Leap Second Crashes Internet: Several Sites Down Because Of Extra Second


It was a rough weekend for the internet. First there were the storms on Friday night that knocked out power to Amazon servers, crashing popular sites like Instagram and Pinterest, and then a leap second added to Saturday night to align clocks with the earth’s rotation wreaked havoc on sites unprepared for the added time.

Sites like Reddit, Yelp and the Gawker network were caught by surprise, reported Gizmodo, which was also taken down. The sites were left down for hours as administrators worked to fix servers thrown off by the extra second.

The leap second was inserted to atomic clocks across the world at 12 a.m. Grenwich Meridian Time, allowing them to stay in unison with the planet’s rotation. Though the leap second occurs regularly—24 times since 1972—the clocks used in servers, networks and laptops aren’t used to seeing the same second occur twice in a row, Gizmodo reported.

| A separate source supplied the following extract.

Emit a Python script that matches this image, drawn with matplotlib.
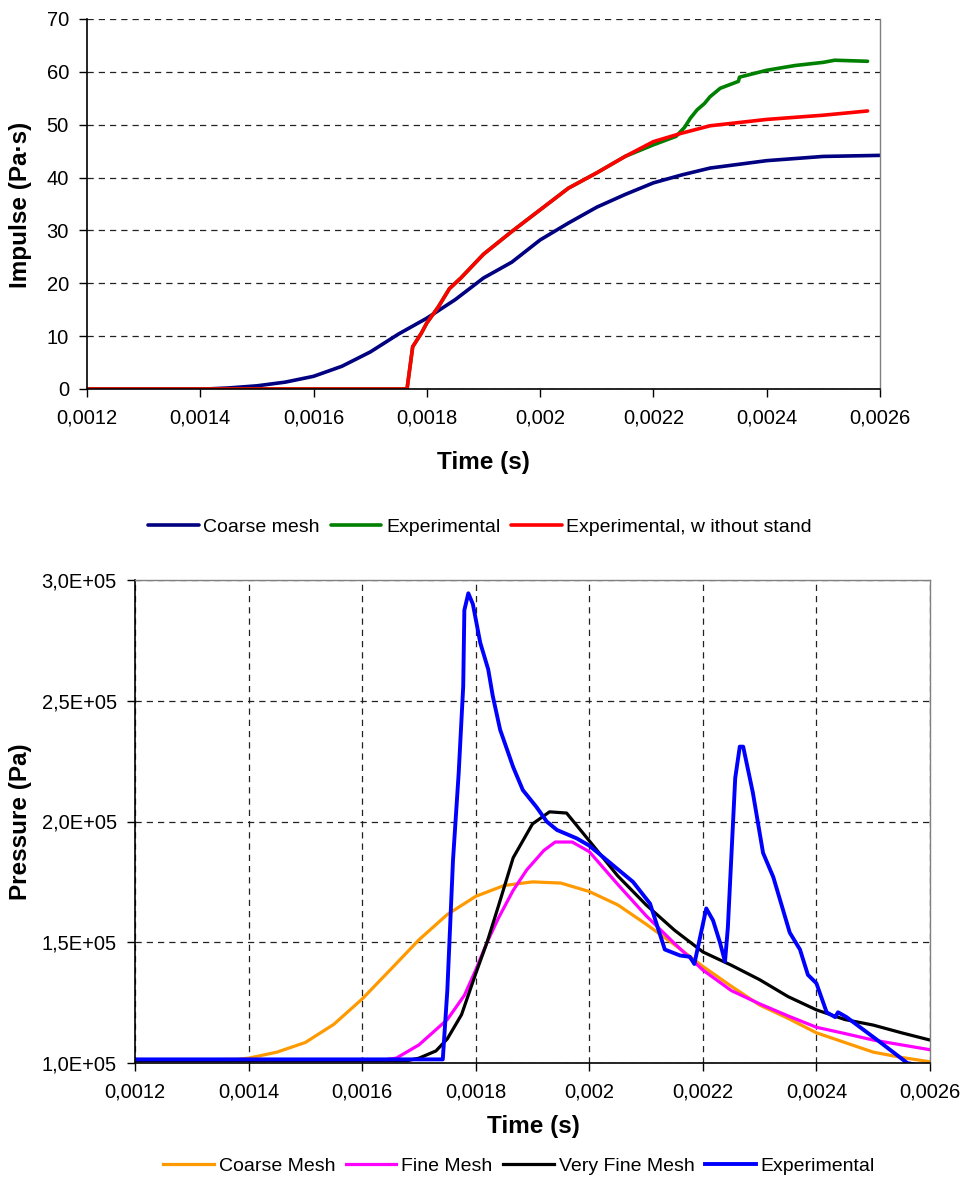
import matplotlib
matplotlib.use("Agg")
import matplotlib.pyplot as plt
from matplotlib.ticker import FuncFormatter, MultipleLocator

plt.rcParams['font.family'] = ['Liberation Sans', 'DejaVu Sans']

# ---------------- Top chart data: Impulse ----------------
coarse_t = [0.0012, 0.00141, 0.00145, 0.0015, 0.00155, 0.0016, 0.00165, 0.0017, 0.00175,
            0.0018, 0.00185, 0.0019, 0.00195, 0.002, 0.00205, 0.0021, 0.00215, 0.0022,
            0.00225, 0.0023, 0.00235, 0.0024, 0.0025, 0.0026]
coarse_i = [0, 0, 0.2, 0.6, 1.3, 2.4, 4.3, 7.0, 10.4, 13.4, 16.9, 21.0, 24.0, 28.2, 31.4,
            34.4, 36.8, 39.0, 40.5, 41.8, 42.5, 43.2, 44.0, 44.2]

exp_t = [0.0012, 0.001765, 0.00177, 0.001775, 0.00179, 0.0018, 0.00182, 0.00184, 0.00186,
         0.0019, 0.00195, 0.002, 0.00205, 0.0021, 0.00215, 0.0022, 0.00224, 0.002255,
         0.002265, 0.002277, 0.00229, 0.0023, 0.002318, 0.00235, 0.002352, 0.0024,
         0.00245, 0.0025, 0.00252, 0.002578]
exp_i = [0, 0, 4, 8, 10.5, 12.5, 15.5, 19.0, 21.0, 25.5, 29.8, 33.9, 38.0, 40.9, 44.0,
         46.2, 47.8, 49.5, 51.2, 52.8, 54.0, 55.3, 56.9, 58.2, 59.0, 60.3, 61.2, 61.8,
         62.2, 62.0]

nostand_t = [0.0012, 0.001765, 0.00177, 0.001775, 0.00179, 0.0018, 0.00182, 0.00184,
             0.00186, 0.0019, 0.00195, 0.002, 0.00205, 0.0021, 0.00215, 0.0022, 0.00225,
             0.0023, 0.00235, 0.0024, 0.0025, 0.002578]
nostand_i = [0, 0, 4, 8, 10.5, 12.5, 15.5, 19.0, 21.0, 25.5, 29.8, 33.9, 38.0, 40.9, 44.0,
             46.8, 48.4, 49.8, 50.4, 51.0, 51.8, 52.6]

top_labels = ["Coarse mesh", "Experimental", "Experimental, w ithout stand"]
top_colors = ["#000080", "#008000", "#FF0000"]

# ---------------- Bottom chart data: Pressure ----------------
cm_t = [0.0012, 0.00138, 0.0014, 0.00145, 0.0015, 0.00155, 0.0016, 0.00165, 0.0017,
        0.00175, 0.0018, 0.00185, 0.0019, 0.00195, 0.002, 0.00205, 0.0021, 0.00215,
        0.0022, 0.00225, 0.0023, 0.00235, 0.0024, 0.00245, 0.0025, 0.00255, 0.0026]
cm_p = [1.01e5, 1.015e5, 1.02e5, 1.045e5, 1.085e5, 1.16e5, 1.265e5, 1.387e5, 1.51e5,
        1.615e5, 1.69e5, 1.735e5, 1.75e5, 1.745e5, 1.71e5, 1.655e5, 1.575e5, 1.49e5,
        1.40e5, 1.318e5, 1.24e5, 1.185e5, 1.125e5, 1.085e5, 1.045e5, 1.023e5, 1.005e5]

fm_t = [0.0012, 0.00163, 0.00166, 0.0017, 0.00175, 0.00178, 0.0018, 0.00182, 0.00184,
        0.001866, 0.00189, 0.00192, 0.00194, 0.00197, 0.002, 0.00205, 0.0021, 0.00215,
        0.0022, 0.00225, 0.0023, 0.00235, 0.0024, 0.00245, 0.0025, 0.00255, 0.0026]
fm_p = [1.01e5, 1.01e5, 1.02e5, 1.075e5, 1.18e5, 1.28e5, 1.385e5, 1.5e5, 1.6e5,
        1.715e5, 1.8e5, 1.88e5, 1.915e5, 1.915e5, 1.875e5, 1.74e5, 1.61e5, 1.495e5,
        1.385e5, 1.30e5, 1.245e5, 1.195e5, 1.148e5, 1.122e5, 1.095e5, 1.075e5, 1.055e5]

vfm_t = [0.0012, 0.00168, 0.0017, 0.00173, 0.00175, 0.001775, 0.0018, 0.00182, 0.00184,
         0.001866, 0.0019, 0.00193, 0.00196, 0.002, 0.00205, 0.0021, 0.00215, 0.0022,
         0.00225, 0.0023, 0.00235, 0.0024, 0.00245, 0.0025, 0.00255, 0.0026]
vfm_p = [1.01e5, 1.01e5, 1.02e5, 1.05e5, 1.10e5, 1.20e5, 1.37e5, 1.50e5, 1.65e5,
         1.85e5, 1.99e5, 2.04e5, 2.035e5, 1.92e5, 1.775e5, 1.655e5, 1.55e5, 1.46e5,
         1.405e5, 1.345e5, 1.275e5, 1.22e5, 1.18e5, 1.157e5, 1.125e5, 1.095e5]

ex_t = [0.0012, 0.001742, 0.00175, 0.00176, 0.00177, 0.001778, 0.00178, 0.001787,
        0.001795, 0.001808, 0.001822, 0.00183, 0.001843, 0.001866, 0.001883, 0.001907,
        0.001925, 0.001943, 0.001978, 0.002, 0.002036, 0.002077, 0.002107, 0.002133,
        0.00216, 0.002177, 0.002185, 0.002206, 0.002218, 0.00223, 0.002239, 0.002244,
        0.002257, 0.002265, 0.002271, 0.002288, 0.002306, 0.002324, 0.002353, 0.002371,
        0.002385, 0.0024, 0.002418, 0.002433, 0.002438, 0.002453, 0.00251, 0.00256,
        0.00258]
ex_p = [1.015e5, 1.015e5, 1.3e5, 1.84e5, 2.2e5, 2.56e5, 2.875e5, 2.945e5,
        2.9e5, 2.74e5, 2.63e5, 2.52e5, 2.38e5, 2.225e5, 2.13e5, 2.06e5,
        2.0e5, 1.965e5, 1.93e5, 1.9e5, 1.83e5, 1.75e5, 1.66e5, 1.47e5,
        1.445e5, 1.44e5, 1.41e5, 1.64e5, 1.59e5, 1.5e5, 1.42e5, 1.56e5,
        2.18e5, 2.31e5, 2.31e5, 2.12e5, 1.87e5, 1.77e5, 1.54e5, 1.47e5,
        1.365e5, 1.33e5, 1.21e5, 1.19e5, 1.21e5, 1.19e5, 1.09e5, 1.0e5,
        0.99e5]

bot_labels = ["Coarse Mesh", "Fine Mesh", "Very Fine Mesh", "Experimental"]
bot_colors = ["#FF9900", "#FF00FF", "#000000", "#0000FF"]

x_ticks = [0.0012, 0.0014, 0.0016, 0.0018, 0.002, 0.0022, 0.0024, 0.0026]

# ---------------- Figure ----------------
W, H = 968, 1180
fig = plt.figure(figsize=(W / 100, H / 100), dpi=100)


def rect(l, t, r, b):
    return [l / W, 1 - b / H, (r - l) / W, (b - t) / H]


def xfmt(v, pos):
    s = f"{v:.4f}".rstrip('0')
    return s.replace('.', ',')


def efmt(v, pos):
    return f"{v:.1E}".replace('.', ',')


grid_kw = dict(color='#222222', linestyle=(0, (5, 4)), linewidth=0.9)

# Top axes
ax1 = fig.add_axes(rect(87, 19, 880, 389))
ax1.plot(coarse_t, coarse_i, color=top_colors[0], lw=2.6, label=top_labels[0],
         solid_capstyle='round')
ax1.plot(exp_t, exp_i, color=top_colors[1], lw=2.6, label=top_labels[1], solid_capstyle='round')
ax1.plot(nostand_t, nostand_i, color=top_colors[2], lw=2.6, label=top_labels[2], solid_capstyle='round')
ax1.set_xlim(0.0012, 0.0026)
ax1.set_ylim(0, 70)
ax1.set_xticks(x_ticks)
ax1.xaxis.set_major_formatter(FuncFormatter(xfmt))
ax1.yaxis.set_major_locator(MultipleLocator(10))
ax1.yaxis.grid(True, **grid_kw)
ax1.set_axisbelow(True)

# Bottom axes
ax2 = fig.add_axes(rect(135, 580, 930, 1063))
for t, p, c, lab in zip([cm_t, fm_t, vfm_t, ex_t], [cm_p, fm_p, vfm_p, ex_p], bot_colors, bot_labels):
    ax2.plot(t, p, color=c, lw=2.8 if lab == "Experimental" else 2.3, label=lab)
ax2.set_xlim(0.0012, 0.0026)
ax2.set_ylim(1.0e5, 3.0e5)
ax2.set_xticks(x_ticks)
ax2.xaxis.set_major_formatter(FuncFormatter(xfmt))
ax2.yaxis.set_major_locator(MultipleLocator(0.5e5))
ax2.yaxis.set_major_formatter(FuncFormatter(efmt))
ax2.grid(True, **grid_kw)
ax2.set_axisbelow(True)

for ax in (ax1, ax2):
    ax.tick_params(axis='both', direction='out', length=6, width=1, labelsize=14.5,
                   colors='black')
    ax.tick_params(axis='x', pad=8)
    ax.tick_params(axis='y', pad=7)
    for s in ('left', 'bottom'):
        ax.spines[s].set_color('black')
        ax.spines[s].set_linewidth(1.2)
    for s in ('top', 'right'):
        ax.spines[s].set_color('#808080')
        ax.spines[s].set_linewidth(1.0)
ax1.spines['top'].set_visible(False)

# Axis labels
lab_kw = dict(fontsize=17.5, fontweight='bold', ha='center', va='center')
fig.text(21 / W, 1 - 205 / H, "Impulse (Pa·s)", rotation=90, **lab_kw)
fig.text(483 / W, 1 - 463 / H, "Time (s)", **lab_kw)
fig.text(21 / W, 1 - 822 / H, "Pressure (Pa)", rotation=90, **lab_kw)
fig.text(533 / W, 1 - 1126 / H, "Time (s)", **lab_kw)

# Legends
leg_kw = dict(loc='center', frameon=False, fontsize=14, handlelength=2.6,
              handletextpad=0.25, columnspacing=0.55, borderaxespad=0)
h1, l1 = ax1.get_legend_handles_labels()
fig.legend(h1, l1, ncol=3, bbox_to_anchor=(480 / W, 1 - 527 / H), **leg_kw)
h2, l2 = ax2.get_legend_handles_labels()
fig.legend(h2, l2, ncol=4, bbox_to_anchor=(519 / W, 1 - 1166 / H), **leg_kw)

fig.savefig("out.png", dpi=100)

Reddit made a post to Twitter alerting its followers that the site was suffering problems with its open source database, and Mozilla posted a bug report saying that it was having database problems of its own, Wired reported. Gawker was particularly unprepared—the site was running an article on Friday alerting readers about the extra second, but still failed to account for it in its servers.

Not all sites were taken by surprise by the leap second. Google had seen the difficulties coming and gradually added milliseconds to each of its update leading up to the second. By the time the extra second came around, Google’s servers had already caught up.